[Source code of charts]
◇ ◇ ◇

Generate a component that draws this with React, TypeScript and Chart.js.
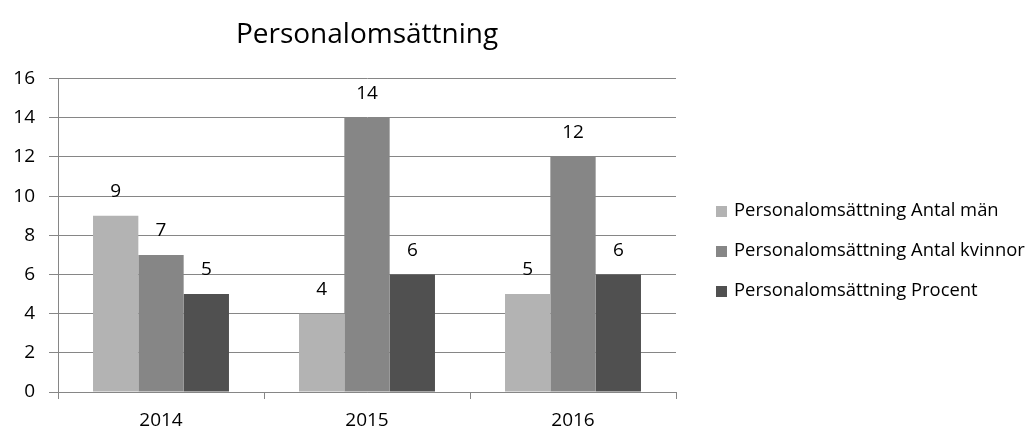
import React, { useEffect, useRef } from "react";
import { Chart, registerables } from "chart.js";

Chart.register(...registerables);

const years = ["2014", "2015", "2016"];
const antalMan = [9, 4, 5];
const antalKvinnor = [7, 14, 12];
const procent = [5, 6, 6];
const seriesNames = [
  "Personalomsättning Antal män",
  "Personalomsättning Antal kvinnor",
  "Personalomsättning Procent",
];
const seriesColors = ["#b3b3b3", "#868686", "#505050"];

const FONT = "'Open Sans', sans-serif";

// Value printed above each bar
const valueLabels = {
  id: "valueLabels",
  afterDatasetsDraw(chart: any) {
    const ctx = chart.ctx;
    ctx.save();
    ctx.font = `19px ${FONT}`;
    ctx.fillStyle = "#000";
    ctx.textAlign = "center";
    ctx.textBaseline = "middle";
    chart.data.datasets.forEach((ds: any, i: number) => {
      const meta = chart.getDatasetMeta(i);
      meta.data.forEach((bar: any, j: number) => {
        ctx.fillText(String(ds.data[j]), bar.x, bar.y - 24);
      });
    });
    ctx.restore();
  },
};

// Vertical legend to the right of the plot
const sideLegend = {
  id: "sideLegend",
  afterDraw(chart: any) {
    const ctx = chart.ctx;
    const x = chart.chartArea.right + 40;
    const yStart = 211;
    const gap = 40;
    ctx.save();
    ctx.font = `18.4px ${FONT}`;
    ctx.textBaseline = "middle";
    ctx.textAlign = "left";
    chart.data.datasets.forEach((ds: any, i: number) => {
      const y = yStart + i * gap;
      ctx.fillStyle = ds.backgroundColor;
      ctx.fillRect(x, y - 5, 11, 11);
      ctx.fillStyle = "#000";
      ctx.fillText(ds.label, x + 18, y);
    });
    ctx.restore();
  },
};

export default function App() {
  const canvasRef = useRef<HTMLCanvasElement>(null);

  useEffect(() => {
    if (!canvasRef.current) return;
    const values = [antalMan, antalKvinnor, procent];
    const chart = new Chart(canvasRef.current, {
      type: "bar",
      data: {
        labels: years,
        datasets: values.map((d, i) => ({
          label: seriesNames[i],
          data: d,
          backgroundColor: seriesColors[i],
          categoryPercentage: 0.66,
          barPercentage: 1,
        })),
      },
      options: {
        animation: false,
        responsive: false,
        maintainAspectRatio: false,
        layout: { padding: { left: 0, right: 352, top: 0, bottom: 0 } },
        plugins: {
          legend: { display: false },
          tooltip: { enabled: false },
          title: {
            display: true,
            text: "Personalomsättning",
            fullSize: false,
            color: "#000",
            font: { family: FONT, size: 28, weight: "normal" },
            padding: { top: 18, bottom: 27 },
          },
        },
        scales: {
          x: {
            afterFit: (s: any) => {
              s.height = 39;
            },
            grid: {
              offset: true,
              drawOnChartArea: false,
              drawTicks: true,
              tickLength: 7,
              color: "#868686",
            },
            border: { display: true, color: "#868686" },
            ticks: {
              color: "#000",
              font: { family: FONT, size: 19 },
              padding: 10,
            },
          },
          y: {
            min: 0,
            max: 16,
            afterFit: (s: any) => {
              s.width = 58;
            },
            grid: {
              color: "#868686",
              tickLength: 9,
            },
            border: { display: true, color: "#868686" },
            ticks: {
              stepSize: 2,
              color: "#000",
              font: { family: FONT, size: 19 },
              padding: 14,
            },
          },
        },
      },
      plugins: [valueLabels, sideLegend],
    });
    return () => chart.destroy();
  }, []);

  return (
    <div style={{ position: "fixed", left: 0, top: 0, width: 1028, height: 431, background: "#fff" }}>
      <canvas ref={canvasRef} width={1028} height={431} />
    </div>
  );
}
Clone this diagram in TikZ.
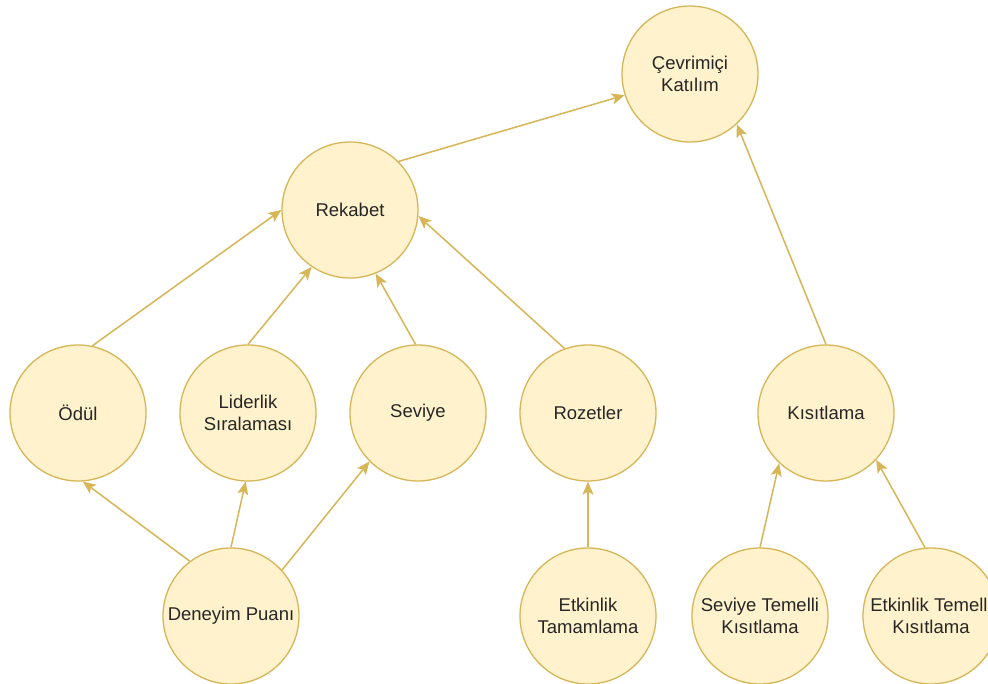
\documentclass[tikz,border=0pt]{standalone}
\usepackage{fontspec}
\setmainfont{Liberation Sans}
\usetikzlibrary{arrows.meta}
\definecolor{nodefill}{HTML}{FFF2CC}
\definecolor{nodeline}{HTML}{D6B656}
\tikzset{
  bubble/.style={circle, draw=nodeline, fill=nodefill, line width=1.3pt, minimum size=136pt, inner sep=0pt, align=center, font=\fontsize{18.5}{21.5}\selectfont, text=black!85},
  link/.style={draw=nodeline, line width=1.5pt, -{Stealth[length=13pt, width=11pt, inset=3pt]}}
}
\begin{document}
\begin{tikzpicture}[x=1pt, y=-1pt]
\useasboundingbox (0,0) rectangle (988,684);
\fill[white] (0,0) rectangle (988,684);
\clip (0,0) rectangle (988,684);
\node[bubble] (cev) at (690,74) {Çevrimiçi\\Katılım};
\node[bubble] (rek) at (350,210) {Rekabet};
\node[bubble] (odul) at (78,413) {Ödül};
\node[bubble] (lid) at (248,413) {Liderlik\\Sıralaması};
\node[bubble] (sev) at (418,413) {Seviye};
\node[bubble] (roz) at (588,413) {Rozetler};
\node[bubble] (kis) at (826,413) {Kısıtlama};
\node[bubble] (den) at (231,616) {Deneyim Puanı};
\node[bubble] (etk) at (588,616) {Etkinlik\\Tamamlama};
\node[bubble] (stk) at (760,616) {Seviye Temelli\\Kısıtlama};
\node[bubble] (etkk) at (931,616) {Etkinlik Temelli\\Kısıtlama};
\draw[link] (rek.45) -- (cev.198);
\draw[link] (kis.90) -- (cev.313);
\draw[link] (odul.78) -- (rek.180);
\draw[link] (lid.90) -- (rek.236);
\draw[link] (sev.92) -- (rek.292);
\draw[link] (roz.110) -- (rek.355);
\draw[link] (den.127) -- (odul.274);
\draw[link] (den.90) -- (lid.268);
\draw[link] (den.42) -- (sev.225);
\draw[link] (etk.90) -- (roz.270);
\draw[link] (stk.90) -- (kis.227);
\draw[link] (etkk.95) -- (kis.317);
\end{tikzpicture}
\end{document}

◇ ◇ ◇

= Problem to work on =
Do not copy the pictures, but repeat every line exactly.

= Exercise answer =
Generate a component that draws this with React, TypeScript and Chart.js.
import React, { useEffect, useRef } from "react";
import { Chart, registerables } from "chart.js";

Chart.register(...registerables);

const years = ["2014", "2015", "2016"];
const antalMan = [9, 4, 5];
const antalKvinnor = [7, 14, 12];
const procent = [5, 6, 6];
const seriesNames = [
  "Personalomsättning Antal män",
  "Personalomsättning Antal kvinnor",
  "Personalomsättning Procent",
];
const seriesColors = ["#b3b3b3", "#868686", "#505050"];

const FONT = "'Open Sans', sans-serif";

// Value printed above each bar
const valueLabels = {
  id: "valueLabels",
  afterDatasetsDraw(chart: any) {
    const ctx = chart.ctx;
    ctx.save();
    ctx.font = `19px ${FONT}`;
    ctx.fillStyle = "#000";
    ctx.textAlign = "center";
    ctx.textBaseline = "middle";
    chart.data.datasets.forEach((ds: any, i: number) => {
      const meta = chart.getDatasetMeta(i);
      meta.data.forEach((bar: any, j: number) => {
        ctx.fillText(String(ds.data[j]), bar.x, bar.y - 24);
      });
    });
    ctx.restore();
  },
};

// Vertical legend to the right of the plot
const sideLegend = {
  id: "sideLegend",
  afterDraw(chart: any) {
    const ctx = chart.ctx;
    const x = chart.chartArea.right + 40;
    const yStart = 211;
    const gap = 40;
    ctx.save();
    ctx.font = `18.4px ${FONT}`;
    ctx.textBaseline = "middle";
    ctx.textAlign = "left";
    chart.data.datasets.forEach((ds: any, i: number) => {
      const y = yStart + i * gap;
      ctx.fillStyle = ds.backgroundColor;
      ctx.fillRect(x, y - 5, 11, 11);
      ctx.fillStyle = "#000";
      ctx.fillText(ds.label, x + 18, y);
    });
    ctx.restore();
  },
};

export default function App() {
  const canvasRef = useRef<HTMLCanvasElement>(null);

  useEffect(() => {
    if (!canvasRef.current) return;
    const values = [antalMan, antalKvinnor, procent];
    const chart = new Chart(canvasRef.current, {
      type: "bar",
      data: {
        labels: years,
        datasets: values.map((d, i) => ({
          label: seriesNames[i],
          data: d,
          backgroundColor: seriesColors[i],
          categoryPercentage: 0.66,
          barPercentage: 1,
        })),
      },
      options: {
        animation: false,
        responsive: false,
        maintainAspectRatio: false,
        layout: { padding: { left: 0, right: 352, top: 0, bottom: 0 } },
        plugins: {
          legend: { display: false },
          tooltip: { enabled: false },
          title: {
            display: true,
            text: "Personalomsättning",
            fullSize: false,
            color: "#000",
            font: { family: FONT, size: 28, weight: "normal" },
            padding: { top: 18, bottom: 27 },
          },
        },
        scales: {
          x: {
            afterFit: (s: any) => {
              s.height = 39;
            },
            grid: {
              offset: true,
              drawOnChartArea: false,
              drawTicks: true,
              tickLength: 7,
              color: "#868686",
            },
            border: { display: true, color: "#868686" },
            ticks: {
              color: "#000",
              font: { family: FONT, size: 19 },
              padding: 10,
            },
          },
          y: {
            min: 0,
            max: 16,
            afterFit: (s: any) => {
              s.width = 58;
            },
            grid: {
              color: "#868686",
              tickLength: 9,
            },
            border: { display: true, color: "#868686" },
            ticks: {
              stepSize: 2,
              color: "#000",
              font: { family: FONT, size: 19 },
              padding: 14,
            },
          },
        },
      },
      plugins: [valueLabels, sideLegend],
    });
    return () => chart.destroy();
  }, []);

  return (
    <div style={{ position: "fixed", left: 0, top: 0, width: 1028, height: 431, background: "#fff" }}>
      <canvas ref={canvasRef} width={1028} height={431} />
    </div>
  );
}
Clone this diagram in TikZ.
\documentclass[tikz,border=0pt]{standalone}
\usepackage{fontspec}
\setmainfont{Liberation Sans}
\usetikzlibrary{arrows.meta}
\definecolor{nodefill}{HTML}{FFF2CC}
\definecolor{nodeline}{HTML}{D6B656}
\tikzset{
  bubble/.style={circle, draw=nodeline, fill=nodefill, line width=1.3pt, minimum size=136pt, inner sep=0pt, align=center, font=\fontsize{18.5}{21.5}\selectfont, text=black!85},
  link/.style={draw=nodeline, line width=1.5pt, -{Stealth[length=13pt, width=11pt, inset=3pt]}}
}
\begin{document}
\begin{tikzpicture}[x=1pt, y=-1pt]
\useasboundingbox (0,0) rectangle (988,684);
\fill[white] (0,0) rectangle (988,684);
\clip (0,0) rectangle (988,684);
\node[bubble] (cev) at (690,74) {Çevrimiçi\\Katılım};
\node[bubble] (rek) at (350,210) {Rekabet};
\node[bubble] (odul) at (78,413) {Ödül};
\node[bubble] (lid) at (248,413) {Liderlik\\Sıralaması};
\node[bubble] (sev) at (418,413) {Seviye};
\node[bubble] (roz) at (588,413) {Rozetler};
\node[bubble] (kis) at (826,413) {Kısıtlama};
\node[bubble] (den) at (231,616) {Deneyim Puanı};
\node[bubble] (etk) at (588,616) {Etkinlik\\Tamamlama};
\node[bubble] (stk) at (760,616) {Seviye Temelli\\Kısıtlama};
\node[bubble] (etkk) at (931,616) {Etkinlik Temelli\\Kısıtlama};
\draw[link] (rek.45) -- (cev.198);
\draw[link] (kis.90) -- (cev.313);
\draw[link] (odul.78) -- (rek.180);
\draw[link] (lid.90) -- (rek.236);
\draw[link] (sev.92) -- (rek.292);
\draw[link] (roz.110) -- (rek.355);
\draw[link] (den.127) -- (odul.274);
\draw[link] (den.90) -- (lid.268);
\draw[link] (den.42) -- (sev.225);
\draw[link] (etk.90) -- (roz.270);
\draw[link] (stk.90) -- (kis.227);
\draw[link] (etkk.95) -- (kis.317);
\end{tikzpicture}
\end{document}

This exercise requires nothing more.